> _Task_: Copy exactly the lines that run from the top of the listing to the line containing "const mvt = mvt2005.concat(mvt2006, mvt2007)", both ends included, and omit the pictures.
-------- Data segment --------
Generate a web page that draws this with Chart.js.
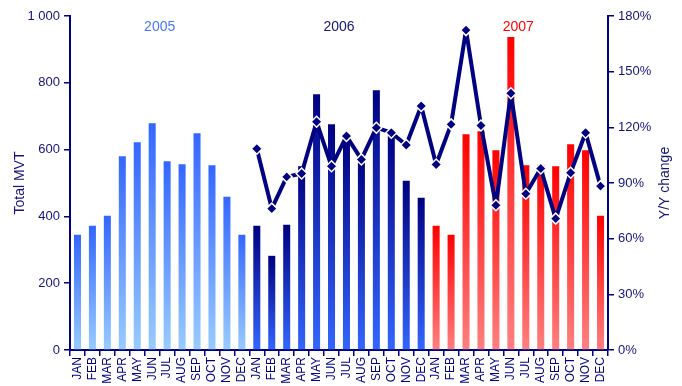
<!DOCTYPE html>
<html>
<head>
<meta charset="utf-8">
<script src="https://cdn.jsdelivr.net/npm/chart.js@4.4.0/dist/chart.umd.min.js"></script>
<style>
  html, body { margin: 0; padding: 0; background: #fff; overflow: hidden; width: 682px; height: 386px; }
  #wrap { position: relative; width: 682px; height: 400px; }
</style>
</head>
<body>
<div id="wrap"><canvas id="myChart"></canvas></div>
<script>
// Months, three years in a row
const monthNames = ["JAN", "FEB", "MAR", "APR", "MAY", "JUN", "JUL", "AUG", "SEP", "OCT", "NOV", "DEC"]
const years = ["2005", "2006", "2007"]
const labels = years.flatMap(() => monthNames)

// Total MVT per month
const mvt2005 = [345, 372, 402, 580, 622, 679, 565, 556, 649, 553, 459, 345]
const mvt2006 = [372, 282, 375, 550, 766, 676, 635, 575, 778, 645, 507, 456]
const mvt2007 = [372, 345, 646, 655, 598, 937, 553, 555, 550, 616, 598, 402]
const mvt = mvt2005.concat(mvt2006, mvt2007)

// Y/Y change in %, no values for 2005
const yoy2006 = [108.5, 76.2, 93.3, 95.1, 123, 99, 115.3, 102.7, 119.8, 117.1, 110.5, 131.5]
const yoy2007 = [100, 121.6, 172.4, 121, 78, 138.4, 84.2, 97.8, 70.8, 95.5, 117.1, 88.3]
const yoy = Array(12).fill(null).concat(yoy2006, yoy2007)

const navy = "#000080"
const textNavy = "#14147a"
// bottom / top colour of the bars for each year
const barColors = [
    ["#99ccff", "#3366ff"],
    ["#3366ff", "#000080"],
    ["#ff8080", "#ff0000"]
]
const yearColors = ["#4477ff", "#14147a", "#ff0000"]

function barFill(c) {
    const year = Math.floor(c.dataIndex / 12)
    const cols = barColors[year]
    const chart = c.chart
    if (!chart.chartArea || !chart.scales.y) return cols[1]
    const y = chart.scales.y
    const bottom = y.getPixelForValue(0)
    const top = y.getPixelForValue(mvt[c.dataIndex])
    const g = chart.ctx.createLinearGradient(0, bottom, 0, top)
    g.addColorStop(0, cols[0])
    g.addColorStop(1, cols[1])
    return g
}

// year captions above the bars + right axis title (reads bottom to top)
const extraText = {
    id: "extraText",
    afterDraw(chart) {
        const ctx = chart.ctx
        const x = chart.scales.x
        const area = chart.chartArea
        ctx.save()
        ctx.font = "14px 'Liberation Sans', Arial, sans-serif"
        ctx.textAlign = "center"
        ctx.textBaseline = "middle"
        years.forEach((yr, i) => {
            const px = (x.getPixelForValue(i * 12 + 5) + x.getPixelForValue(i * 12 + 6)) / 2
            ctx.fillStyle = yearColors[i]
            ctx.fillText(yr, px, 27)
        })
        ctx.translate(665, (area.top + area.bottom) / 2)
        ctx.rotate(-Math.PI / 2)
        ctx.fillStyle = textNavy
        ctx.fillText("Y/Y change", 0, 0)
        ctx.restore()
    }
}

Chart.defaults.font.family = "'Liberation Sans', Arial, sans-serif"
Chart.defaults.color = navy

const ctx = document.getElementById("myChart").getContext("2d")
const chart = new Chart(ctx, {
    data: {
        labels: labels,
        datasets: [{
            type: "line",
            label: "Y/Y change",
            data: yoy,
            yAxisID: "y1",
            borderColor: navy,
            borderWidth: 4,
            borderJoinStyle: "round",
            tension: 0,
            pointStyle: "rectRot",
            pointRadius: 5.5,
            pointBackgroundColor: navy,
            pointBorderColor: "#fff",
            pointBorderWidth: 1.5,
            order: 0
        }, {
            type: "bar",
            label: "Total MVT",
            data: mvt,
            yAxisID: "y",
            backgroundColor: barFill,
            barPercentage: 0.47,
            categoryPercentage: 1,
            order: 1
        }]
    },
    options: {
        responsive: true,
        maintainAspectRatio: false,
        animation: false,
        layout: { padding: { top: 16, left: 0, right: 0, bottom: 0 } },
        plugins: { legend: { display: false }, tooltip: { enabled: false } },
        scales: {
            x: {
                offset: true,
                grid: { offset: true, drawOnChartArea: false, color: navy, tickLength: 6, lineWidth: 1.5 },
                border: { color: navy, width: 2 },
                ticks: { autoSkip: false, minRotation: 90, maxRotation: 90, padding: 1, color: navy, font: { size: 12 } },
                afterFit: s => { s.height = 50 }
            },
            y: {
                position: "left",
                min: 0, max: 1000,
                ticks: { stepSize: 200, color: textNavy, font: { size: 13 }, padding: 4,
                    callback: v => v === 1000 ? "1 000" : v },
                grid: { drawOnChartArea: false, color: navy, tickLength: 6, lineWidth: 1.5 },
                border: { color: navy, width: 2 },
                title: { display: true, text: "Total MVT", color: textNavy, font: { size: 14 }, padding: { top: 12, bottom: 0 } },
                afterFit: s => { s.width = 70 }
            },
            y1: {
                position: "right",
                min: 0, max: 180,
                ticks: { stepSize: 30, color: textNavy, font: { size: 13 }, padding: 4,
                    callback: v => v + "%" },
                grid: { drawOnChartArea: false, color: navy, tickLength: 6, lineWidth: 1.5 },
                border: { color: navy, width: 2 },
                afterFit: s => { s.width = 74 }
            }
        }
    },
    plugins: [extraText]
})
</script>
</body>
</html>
--------
> _Complete output_:
Generate a web page that draws this with Chart.js.
<!DOCTYPE html>
<html>
<head>
<meta charset="utf-8">
<script src="https://cdn.jsdelivr.net/npm/chart.js@4.4.0/dist/chart.umd.min.js"></script>
<style>
  html, body { margin: 0; padding: 0; background: #fff; overflow: hidden; width: 682px; height: 386px; }
  #wrap { position: relative; width: 682px; height: 400px; }
</style>
</head>
<body>
<div id="wrap"><canvas id="myChart"></canvas></div>
<script>
// Months, three years in a row
const monthNames = ["JAN", "FEB", "MAR", "APR", "MAY", "JUN", "JUL", "AUG", "SEP", "OCT", "NOV", "DEC"]
const years = ["2005", "2006", "2007"]
const labels = years.flatMap(() => monthNames)

// Total MVT per month
const mvt2005 = [345, 372, 402, 580, 622, 679, 565, 556, 649, 553, 459, 345]
const mvt2006 = [372, 282, 375, 550, 766, 676, 635, 575, 778, 645, 507, 456]
const mvt2007 = [372, 345, 646, 655, 598, 937, 553, 555, 550, 616, 598, 402]
const mvt = mvt2005.concat(mvt2006, mvt2007)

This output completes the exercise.